Goal | Reproduce exactly the lines starting at the line that contains "Recreate this image" and ending at the line that contains "resistance = 36.8". Omit pictures.

Stored rows |
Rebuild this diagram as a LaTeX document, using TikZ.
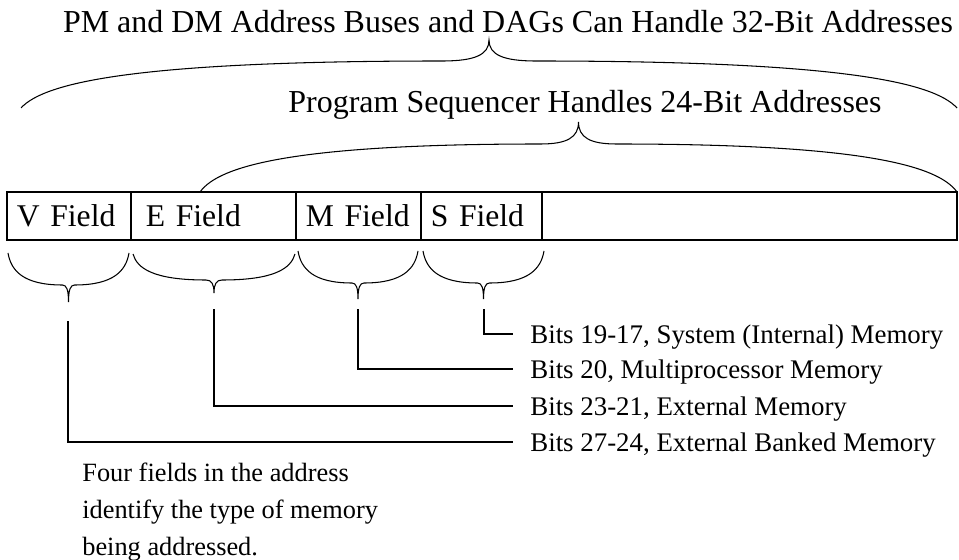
\documentclass[tikz,border=0pt]{standalone}
\usepackage{fontspec}
\setmainfont{Liberation Serif}
\usetikzlibrary{positioning}

% curly brace: left x, right x, end y, middle y, tip y
\newcommand{\fieldbrace}[5]{%
  \pgfmathsetmacro{\bxc}{(#1+#2)/2}
  \pgfmathsetmacro{\bh}{(#2-#1)/2}
  \draw[brace line] (#1,#3)
    .. controls ({#1+0.05*\bh},{#4+0.45*(#3-#4)}) and ({#1+0.25*\bh},#4) .. ({\bxc-0.1*\bh},#4)
    .. controls ({\bxc-0.03*\bh},#4) and (\bxc,{#4-0.3*(#4-#5)}) .. (\bxc,#5)
    .. controls (\bxc,{#4-0.3*(#4-#5)}) and ({\bxc+0.03*\bh},#4) .. ({\bxc+0.1*\bh},#4)
    .. controls ({#2-0.25*\bh},#4) and ({#2-0.05*\bh},{#4+0.45*(#3-#4)}) .. (#2,#3);
}

\begin{document}
\begin{tikzpicture}[x=0.02cm,y=-0.02cm,
  field/.style={draw,line width=1pt,minimum height=0.96cm,text width=#1,inner xsep=0.2cm,inner ysep=0pt,outer sep=0pt,align=left,font=\fontsize{18}{20}\selectfont},
  head/.style={anchor=base,font=\fontsize{18.2}{20}\selectfont},
  bits/.style={anchor=west,inner xsep=0.34cm,inner ysep=0pt,text depth=0pt,font=\fontsize{15.3}{18}\selectfont},
  lead/.style={line width=1pt},
  brace line/.style={line width=0.6pt},
]
  \useasboundingbox (0,0) rectangle (959,560);

  \node[head] (wide) at (508,33) {PM and DM Address Buses and DAGs Can Handle 32-Bit Addresses};
  \node[head] (narrow) at (585,113) {Program Sequencer Handles 24-Bit Addresses};
  \fieldbrace{21}{957}{108}{61}{40}
  \fieldbrace{200}{957}{192}{144}{122}

  \node[field=2.08cm,anchor=west] (vfield) at (7,216) {V Field};
  \node[field=2.9cm,right=0pt of vfield] (efield) {\hspace{0.1cm}E Field};
  \node[field=2.1cm,right=0pt of efield] (mfield) {M Field};
  \node[field=2.02cm,right=0pt of mfield] (sfield) {S Field};
  \node[field=7.9cm,right=0pt of sfield] (rest) {};

  \fieldbrace{8}{129}{253}{285}{302}
  \fieldbrace{133}{295}{254}{280}{293}
  \fieldbrace{298}{418}{251}{283}{299}
  \fieldbrace{423}{544}{251}{283}{299}

  \coordinate (vdrop) at (68,321);
  \coordinate (edrop) at (214,309);
  \coordinate (mdrop) at (358,309);
  \coordinate (sdrop) at (484,309);

  \node[bits] (slabel) at (513,334) {Bits 19-17, System (Internal) Memory};
  \node[bits] (mlabel) at (513,369) {Bits 20, Multiprocessor Memory};
  \node[bits] (elabel) at (513,406) {Bits 23-21, External Memory};
  \node[bits] (vlabel) at (513,442) {Bits 27-24, External Banked Memory};

  \draw[lead] (sdrop) |- (slabel.west);
  \draw[lead] (mdrop) |- (mlabel.west);
  \draw[lead] (edrop) |- (elabel.west);
  \draw[lead] (vdrop) |- (vlabel.west);

  \node[anchor=north west,inner sep=0pt,align=left,font=\fontsize{15}{21}\selectfont] (note) at (82,463)
    {Four fields in the address\\identify the type of memory\\being addressed.};
\end{tikzpicture}
\end{document}
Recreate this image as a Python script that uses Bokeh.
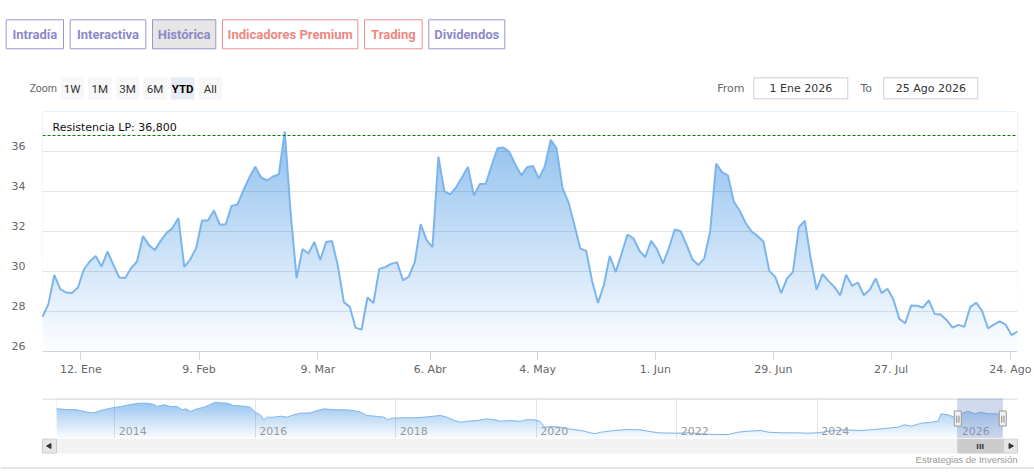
import numpy as np
from bokeh.plotting import figure
from bokeh.layouts import column
from bokeh.models import Range1d, FixedTicker, Span, Label, Grid
from bokeh.core.properties import value
from bokeh.embed import file_html
from bokeh.resources import INLINE

# ---------------- data ----------------
price = [27.73, 28.37, 29.83, 29.12, 28.95, 28.93, 29.20, 30.10, 30.50, 30.77,
         30.25, 31.00, 30.33, 29.70, 29.67, 30.17, 30.50, 31.77, 31.33, 31.07,
         31.53, 31.93, 32.17, 32.67, 30.23, 30.60, 31.17, 32.55, 32.55, 33.05,
         32.35, 32.35, 33.28, 33.35, 34.05, 34.70, 35.24, 34.70, 34.55, 34.75,
         34.85, 37.00, 32.90, 29.67, 31.12, 30.90, 31.48, 30.58, 31.47, 31.52,
         30.26, 28.47, 28.23, 27.18, 27.10, 28.70, 28.42, 30.13, 30.22, 30.38,
         30.46, 29.56, 29.75, 30.47, 32.37, 31.57, 31.22, 35.74, 34.02, 33.86,
         34.21, 34.71, 35.23, 33.80, 34.37, 34.39, 35.28, 36.16, 36.20, 35.98,
         35.36, 34.81, 35.21, 35.28, 34.65, 35.25, 36.58, 36.16, 34.17, 33.47,
         32.34, 31.16, 31.03, 29.54, 28.43, 29.31, 30.78, 29.97, 30.89, 31.85,
         31.66, 31.05, 30.72, 31.53, 31.12, 30.40, 31.16, 32.10, 32.02, 31.33,
         30.60, 30.32, 30.66, 32.03, 35.39, 34.97, 34.80, 33.48, 33.04, 32.42,
         32.00, 31.78, 31.50, 30.03, 29.73, 28.92, 29.65, 29.98, 32.22, 32.54,
         30.66, 29.09, 29.87, 29.53, 29.23, 28.81, 29.84, 29.28, 29.45, 28.81,
         29.09, 29.65, 28.92, 29.14, 28.60, 27.63, 27.41, 28.30, 28.29, 28.20,
         28.56, 27.87, 27.85, 27.58, 27.19, 27.33, 27.24, 28.22, 28.44, 28.03,
         27.16, 27.34, 27.51, 27.34, 26.82, 27.00]

# x tick positions (trading-day index) and labels
xtick_pos = [6.5, 26.5, 46.6, 65.6, 83.8, 103.7, 123.7, 143.6, 163.8]
xtick_labels = ["12. Ene", "9. Feb", "9. Mar", "6. Abr", "4. May", "1. Jun",
                "29. Jun", "27. Jul", "24. Ago"]
ytick_vals = [26, 28, 30, 32, 34, 36]
ygrid_vals = [28, 30, 32, 34, 36, 38]
resistance = 36.8

# navigator (long history)
nav_year = [2013.17, 2013.32, 2013.46, 2013.61, 2013.70, 2013.80, 2013.94, 2014.08,
            2014.22, 2014.34, 2014.46, 2014.56, 2014.60, 2014.70, 2014.79, 2014.89,
            2014.96, 2015.01, 2015.08, 2015.17, 2015.27, 2015.36, 2015.43, 2015.50,
            2015.60, 2015.69, 2015.84, 2015.93, 2016.00, 2016.07, 2016.12, 2016.17,
            2016.26, 2016.36, 2016.45, 2016.55, 2016.64, 2016.79, 2016.88, 2016.98,
            2017.12, 2017.26, 2017.40, 2017.50, 2017.59, 2017.74, 2017.83, 2017.88,
            2017.95, 2018.11, 2018.26, 2018.40, 2018.54, 2018.64, 2018.73, 2018.83,
            2018.92, 2019.02, 2019.16, 2019.30, 2019.40, 2019.49, 2019.63, 2019.77,
            2019.85, 2019.97, 2020.05, 2020.12, 2020.21, 2020.35, 2020.45, 2020.64,
            2020.83, 2020.92, 2021.11, 2021.30, 2021.49, 2021.59, 2021.73, 2021.97,
            2022.16, 2022.35, 2022.54, 2022.73, 2022.87, 2023.01, 2023.20, 2023.30,
            2023.49, 2023.68, 2023.86, 2024.01, 2024.24, 2024.39, 2024.62, 2024.81,
            2025.00, 2025.15, 2025.24, 2025.34, 2025.48, 2025.62, 2025.72, 2025.76,
            2025.86, 2025.95, 2026.05, 2026.14, 2026.24, 2026.33, 2026.43, 2026.55,
            2026.64]
nav_value = [37.0, 36.3, 36.0, 33.6, 33.0, 35.3, 37.6, 39.3,
             41.3, 42.6, 42.6, 41.3, 39.3, 41.0, 39.3, 39.3,
             36.0, 37.0, 34.3, 37.0, 38.6, 41.3, 43.6, 43.0,
             42.6, 40.3, 39.6, 38.6, 33.6, 31.0, 26.0, 28.6,
             28.6, 29.6, 28.6, 31.0, 32.6, 33.0, 35.3, 37.0,
             36.0, 36.0, 35.3, 33.6, 30.3, 29.3, 28.6, 26.0,
             27.6, 28.0, 28.0, 28.6, 29.6, 30.3, 28.6, 25.3,
             23.6, 24.6, 25.3, 27.0, 26.0, 24.6, 25.3, 24.5,
             26.0, 26.0, 24.6, 18.6, 19.3, 18.6, 17.0, 15.3,
             12.0, 13.6, 15.3, 16.3, 16.0, 14.6, 13.0, 12.6,
             13.0, 12.0, 11.3, 11.3, 13.6, 14.6, 15.3, 13.6,
             13.0, 13.0, 12.6, 13.0, 15.3, 16.0, 15.3, 16.3,
             17.6, 18.6, 21.0, 19.6, 22.6, 23.6, 24.6, 32.0,
             31.0, 28.6, 32.0, 34.6, 32.0, 33.6, 32.0, 32.0,
             30.3]
nav_tick_years = [2014, 2016, 2018, 2020, 2022, 2024, 2026]
nav_tick_labels = ["2014", "2016", "2018", "2020", "2022", "2024", "2026"]
sel_start = 2026.0  # "1 Ene 2026"

tab_labels = ["Intradía", "Interactiva", "Histórica", "Indicadores Premium", "Trading", "Dividendos"]
range_labels = ["1W", "1M", "3M", "6M", "YTD", "All"]
date_from = "1 Ene 2026"
date_to = "25 Ago 2026"
credits = "Estrategias de Inversión"

# ---------------- layout / style ----------------
W = 1034
FL, FR = 42, 17          # left / right border around the plotting frames
FW = W - FL - FR         # 975
FONT = value("DejaVu Sans")
BLUE = "#7cb5ec"
tab_l = [5.7, 69.7, 152.0, 222.0, 364.0, 428.3]
tab_r = [63.0, 145.3, 215.3, 357.3, 421.7, 504.3]
PURPLE_T, PURPLE_B = "#8d88c8", "#9a95d2"
RED_T, RED_B = "#ee8783", "#ec8f8b"
tab_text = [PURPLE_T, PURPLE_T, PURPLE_T, RED_T, RED_T, PURPLE_T]
tab_line = [PURPLE_B, PURPLE_B, PURPLE_B, RED_B, RED_B, PURPLE_B]
tab_fill = ["white", "white", "#e6e6e6", "white", "white", "white"]
rng_l = [60.0, 87.7, 115.3, 142.7, 170.3, 198.0]
rng_r = [83.3, 111.0, 138.7, 166.3, 194.0, 221.7]
rng_fill = ["#f7f7f7", "#f7f7f7", "#f7f7f7", "#f7f7f7", "#e6ebf5", "#f7f7f7"]


def grad_img(rows, lo, hi, a_lo, a_hi, vtop):
    ys = lo + (np.arange(rows) + 0.5) * (hi - lo) / rows
    a = np.clip(a_lo + (a_hi - a_lo) * (ys - lo) / (vtop - lo), a_lo, a_hi)
    img = np.empty((rows, 1), dtype=np.uint32)
    v = img.view(dtype=np.uint8).reshape((rows, 1, 4))
    v[..., 0] = 124
    v[..., 1] = 181
    v[..., 2] = 236
    v[..., 3] = (a * 255).astype(np.uint8)[:, None]
    return img


common = dict(toolbar_location=None, output_backend="svg", outline_line_color=None,
              background_fill_color="white", border_fill_color="white")

# ---------------- header (own root, full-width frame) ----------------
head = figure(width=W, height=105, x_range=Range1d(0, W), y_range=Range1d(105, 0),
              x_axis_type=None, y_axis_type=None, min_border=0, **common)
head.quad(left=tab_l, right=tab_r, top=19.3, bottom=48.3, fill_color=tab_fill,
          line_color=tab_line, line_width=1)
head.text(x=[(a + b) / 2 for a, b in zip(tab_l, tab_r)], y=34, text=tab_labels,
          text_align="center", text_baseline="middle", text_font=value("Roboto"),
          text_font_size="13px", text_font_style="bold", text_color=tab_text)
head.text(x=[56.5], y=88, text=["Zoom"], text_align="right", text_baseline="middle",
          text_font=value("Roboto"), text_font_size="10.5px", text_color="#666666")
head.quad(left=rng_l, right=rng_r, top=76.7, bottom=99, fill_color=rng_fill, line_color=None)
rx = [(a + b) / 2 for a, b in zip(rng_l, rng_r)]
normal = [i for i, t in enumerate(range_labels) if t != "YTD"]
head.text(x=[rx[i] for i in normal], y=88.5, text=[range_labels[i] for i in normal],
          text_align="center", text_baseline="middle", text_font=value("Roboto"),
          text_font_size="11.5px", text_color="#333333")
head.text(x=[rx[4]], y=88.5, text=[range_labels[4]], text_align="center",
          text_baseline="middle", text_font=value("Roboto"), text_font_size="11.5px",
          text_font_style="bold", text_color="#000000")
head.text(x=[716.7, 860.0], y=88, text=["From", "To"], text_align="left",
          text_baseline="middle", text_font=FONT, text_font_size="11px", text_color="#666666")
head.quad(left=[753.3, 883.3], right=[847.3, 977.3], top=77.3, bottom=98.3,
          fill_color="white", line_color="#cccccc")
head.text(x=[800.3, 930.3], y=88, text=[date_from, date_to], text_align="center",
          text_baseline="middle", text_font=FONT, text_font_size="11px", text_color="#333333")

# ---------------- main chart ----------------
n = len(price)
idx = np.arange(n)
ylo, yhi = 26, 38
main = figure(frame_width=FW, frame_height=240, x_range=Range1d(0, n - 1),
              y_range=Range1d(ylo, yhi), min_border_left=FL, min_border_right=FR,
              min_border_top=6, min_border_bottom=47, **common)
main.image_rgba(image=[grad_img(240, ylo, yhi, 0.02, 0.85, 37)], x=0, y=ylo,
                dw=n - 1, dh=yhi - ylo)
main.varea(x=idx, y1=price, y2=yhi, fill_color="white")
main.xgrid.visible = False
main.ygrid.ticker = FixedTicker(ticks=ygrid_vals)
main.ygrid.grid_line_color = "black"
main.ygrid.grid_line_alpha = 0.1
main.ygrid.level = "annotation"
main.line(idx, price, line_color=BLUE, line_width=2, level="overlay")
main.add_layout(Span(location=resistance, dimension="width", line_color="#008000",
                     line_dash="3 2", line_width=1, level="overlay"))
main.add_layout(Label(x=0, y=resistance, x_offset=10, y_offset=2,
                      text="Resistencia LP: " + f"{resistance:.3f}".replace(".", ","),
                      text_font="DejaVu Sans", text_font_size="11px", text_color="#111111",
                      text_baseline="bottom", level="overlay"))
yoff = 0.3
yt = [v + yoff for v in ytick_vals]
main.yaxis.ticker = FixedTicker(ticks=yt)
main.yaxis.major_label_overrides = {t: str(v) for t, v in zip(yt, ytick_vals)}
main.yaxis.axis_line_color = None
main.yaxis.major_tick_line_color = None
main.yaxis.minor_tick_line_color = None
main.yaxis.major_tick_out = 0
main.yaxis.major_label_standoff = 17
main.xaxis.ticker = FixedTicker(ticks=xtick_pos)
main.xaxis.major_label_overrides = dict(zip(xtick_pos, xtick_labels))
main.xaxis.axis_line_color = "#ccd6eb"
main.xaxis.major_tick_line_color = "#ccd6eb"
main.xaxis.minor_tick_line_color = None
main.xaxis.major_tick_out = 8
main.xaxis.major_tick_in = 0
main.xaxis.major_label_standoff = 3
for ax in (main.xaxis, main.yaxis):
    ax.major_label_text_font = "DejaVu Sans"
    ax.major_label_text_font_size = "11px"
    ax.major_label_text_color = "#666666"

# ---------------- navigator ----------------
nav_xr = Range1d(2012.97, 2026.85)
nlo, nhi = 7.3, 47.3
nav = figure(frame_width=FW, frame_height=40, x_range=nav_xr, y_range=Range1d(nlo, nhi),
             x_axis_type=None, y_axis_type=None, min_border_left=FL, min_border_right=FR,
             min_border_top=0, min_border_bottom=0, **common)
nav.image_rgba(image=[grad_img(40, nlo, nhi, 0.03, 0.8, 44)], x=nav_year[0], y=nlo,
               dw=nav_year[-1] - nav_year[0], dh=nhi - nlo)
nav.varea(x=nav_year, y1=nav_value, y2=nhi, fill_color="white")
nav.add_layout(Grid(dimension=0, ticker=FixedTicker(ticks=nav_tick_years),
                    grid_line_color="black", grid_line_alpha=0.1, level="annotation"))
nav.add_layout(Span(location=nhi - 0.5, dimension="width", line_color="#cccccc",
                    line_width=1, level="annotation"))
nav.line(nav_year, nav_value, line_color=BLUE, line_width=1, level="overlay")
nav.text(x=nav_tick_years, y=nlo + 8, text=nav_tick_labels, x_offset=4,
         text_align="left", text_baseline="middle", text_font=FONT,
         text_font_size="11px", text_color="#999999", level="overlay")
nav.quad(left=sel_start, right=nav_year[-1], bottom=nlo, top=nhi,
         fill_color="#6685c2", fill_alpha=0.3, line_color=None, level="overlay")
hmid = (nlo + nhi) / 2
nav.rect(x=[sel_start, nav_year[-1]], y=hmid, width=7, height=15, width_units="screen",
         height_units="screen", fill_color="#f2f2f2", line_color="#999999", level="overlay")
nav.text(x=[sel_start, nav_year[-1]], y=hmid, text=["||", "||"], text_align="center",
         text_baseline="middle", text_font=FONT, text_font_size="7px",
         text_color="#333333", level="overlay")

# ---------------- scrollbar + credits (own root, full-width frame) ----------------
px = (nav_xr.end - nav_xr.start) / FW
sc_xr = Range1d(nav_xr.start - FL * px, nav_xr.end + FR * px)
sc = figure(width=W, height=34, x_range=sc_xr, y_range=Range1d(472, 438),
            x_axis_type=None, y_axis_type=None, min_border=0, **common)
sc.quad(left=nav_xr.start, right=nav_xr.end, top=438, bottom=453,
        fill_color="#f2f2f2", line_color=None)
sc.quad(left=sel_start, right=nav_year[-1], top=438.5, bottom=452.5,
        fill_color="#cccccc", line_color="#cccccc")
sc.quad(left=[nav_xr.start, nav_xr.end - 14 * px], right=[nav_xr.start + 14 * px, nav_xr.end],
        top=438.5, bottom=452.5, fill_color="#e6e6e6", line_color="#cccccc")
sc.scatter(x=[nav_xr.start + 7 * px, nav_xr.end - 7 * px], y=445.5, marker="triangle",
           angle=[np.pi / 2, -np.pi / 2], size=5, fill_color="#333333", line_color="#333333")
sc.text(x=[(sel_start + nav_year[-1]) / 2], y=446, text=["III"], text_align="center",
        text_baseline="middle", text_font=FONT, text_font_size="7px",
        text_font_style="bold", text_color="#333333")
sc.text(x=[nav_xr.end], y=459, text=[credits], text_align="right", text_baseline="middle",
        text_font=value("Liberation Sans"), text_font_size="9.5px", text_color="#999999")
sc.segment(x0=sc_xr.start, x1=sc_xr.end, y0=467.5, y1=467.5, line_color="#cccccc",
           line_width=1)

open("out.html", "w").write(file_html([head, column(main, nav, spacing=0), sc], INLINE))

Written response |
Recreate this image as a Python script that uses Bokeh.
import numpy as np
from bokeh.plotting import figure
from bokeh.layouts import column
from bokeh.models import Range1d, FixedTicker, Span, Label, Grid
from bokeh.core.properties import value
from bokeh.embed import file_html
from bokeh.resources import INLINE

# ---------------- data ----------------
price = [27.73, 28.37, 29.83, 29.12, 28.95, 28.93, 29.20, 30.10, 30.50, 30.77,
         30.25, 31.00, 30.33, 29.70, 29.67, 30.17, 30.50, 31.77, 31.33, 31.07,
         31.53, 31.93, 32.17, 32.67, 30.23, 30.60, 31.17, 32.55, 32.55, 33.05,
         32.35, 32.35, 33.28, 33.35, 34.05, 34.70, 35.24, 34.70, 34.55, 34.75,
         34.85, 37.00, 32.90, 29.67, 31.12, 30.90, 31.48, 30.58, 31.47, 31.52,
         30.26, 28.47, 28.23, 27.18, 27.10, 28.70, 28.42, 30.13, 30.22, 30.38,
         30.46, 29.56, 29.75, 30.47, 32.37, 31.57, 31.22, 35.74, 34.02, 33.86,
         34.21, 34.71, 35.23, 33.80, 34.37, 34.39, 35.28, 36.16, 36.20, 35.98,
         35.36, 34.81, 35.21, 35.28, 34.65, 35.25, 36.58, 36.16, 34.17, 33.47,
         32.34, 31.16, 31.03, 29.54, 28.43, 29.31, 30.78, 29.97, 30.89, 31.85,
         31.66, 31.05, 30.72, 31.53, 31.12, 30.40, 31.16, 32.10, 32.02, 31.33,
         30.60, 30.32, 30.66, 32.03, 35.39, 34.97, 34.80, 33.48, 33.04, 32.42,
         32.00, 31.78, 31.50, 30.03, 29.73, 28.92, 29.65, 29.98, 32.22, 32.54,
         30.66, 29.09, 29.87, 29.53, 29.23, 28.81, 29.84, 29.28, 29.45, 28.81,
         29.09, 29.65, 28.92, 29.14, 28.60, 27.63, 27.41, 28.30, 28.29, 28.20,
         28.56, 27.87, 27.85, 27.58, 27.19, 27.33, 27.24, 28.22, 28.44, 28.03,
         27.16, 27.34, 27.51, 27.34, 26.82, 27.00]

# x tick positions (trading-day index) and labels
xtick_pos = [6.5, 26.5, 46.6, 65.6, 83.8, 103.7, 123.7, 143.6, 163.8]
xtick_labels = ["12. Ene", "9. Feb", "9. Mar", "6. Abr", "4. May", "1. Jun",
                "29. Jun", "27. Jul", "24. Ago"]
ytick_vals = [26, 28, 30, 32, 34, 36]
ygrid_vals = [28, 30, 32, 34, 36, 38]
resistance = 36.8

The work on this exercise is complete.